高岡商vs佐賀商
投手戦を制したのは高岡商!次戦は佐久長聖!
大会第3日目の第1試合は佐賀商(佐賀)と高岡商(富山)の一戦だった。
試合は序盤から投手戦の様相を見せる。両チームを通じて初めて三塁に走者が進んだのは3回表だった。佐賀商は安打と相手のミスで二死一、三塁と一打先制のチャンスを作る。しかし、3番の松隅亮(2年)は二塁ゴロに倒れ得点を奪えない。
一方の高岡商も140キロを超えるストレートを主体とする佐賀商・木村颯太(3年)の前に、四回終了まで放った安打はわずか1本と完全に封じ込められてしまう。
均衡が破れたのは五回裏だった。高岡商業は二死から7番・井林泰雅(2年)が値千金の本塁打を放ち、1点を先制する。
しかし、佐賀商も反撃を開始する。直後の六回表、好投を続ける山田龍聖(3年)を攻め立て、安打と四球で一死一、二塁のチャンスを作る。二死後に6番・中島優仁(2年)が中前打を放つが、好返球もあり二塁走者は戻ってこれない。
この場面で本塁のベースカバーに入った投手の山田の足がつってしまい、試合は中断する。治療でベンチに戻ったことで流れを奪われたのか、次打者の小柳翼(2年)は三振に打ち取られこの回無得点。
佐賀商が同点に追いついたのは七回表だった。先頭の本嶋大暉(3年)が安打で出塁し無死一塁。木村颯太(3年)はバントを失敗するも、つづく済木龍輝(2年)の打席で本嶋が盗塁に成功し、結果的に一死二塁のチャンスを作る。ここで済木の打球はボテボテの投ゴロとなったが、山田の悪送球があり二塁走者の本嶋が一気に生還し試合は振り出しに。
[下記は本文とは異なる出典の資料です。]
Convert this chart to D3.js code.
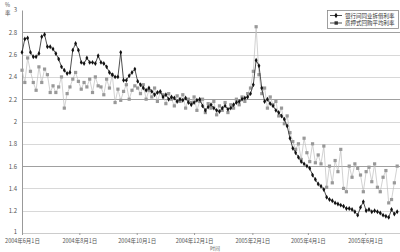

ピンチの後にチャンスあり。その裏、高岡商は一死後から連打と四球で満塁のチャンスを作り、打席には本塁打を放っている井林が向かう。1ボール2ストライクと追い込まれた直後の4球目。木村の140キロを超えるストレートを一振り。打ち取られたかに見えたあたりは、前進守備を敷いていた一塁の失策を誘い三塁走者が生還。1点を勝ち越すことに成功する。なおも一死満塁で田嶋怜(3年)が右翼の頭上を越える適時二塁打を放ち、2点を追加しこの回3点を奪う。
高岡商は8回から継投策に入り、大島嵩輝(3年)が2番手としてマウンドへ。山田の好投に負けじと大島も佐賀商を無失点に抑える。
そして迎えた最終回、佐賀商は相手の失策で先頭の本嶋が出塁する。3点ビハインドの場面で、佐賀商が選んだ作戦は二盗だった。しかし、筏秀生(3年)の好送球で二塁タッチアウトになり、走者がいなくなってしまう。つづく木村の場面で代打に送られた松浦遼太(3年)は空振り三振。最後は済木が中飛に倒れゲームセット。
両チームを通じて連打は七回裏の高岡商が一度記録しただけと、各投手が踏ん張った。また、両チームとも失策が失点に結びついており、守りの重要性を改めて感じさせてくれた試合だあったと言えるだろう。
勝利した高岡商は、大会史上初のタイブレークを制し勝ち上がってきた佐久長聖(長野)と対戦する。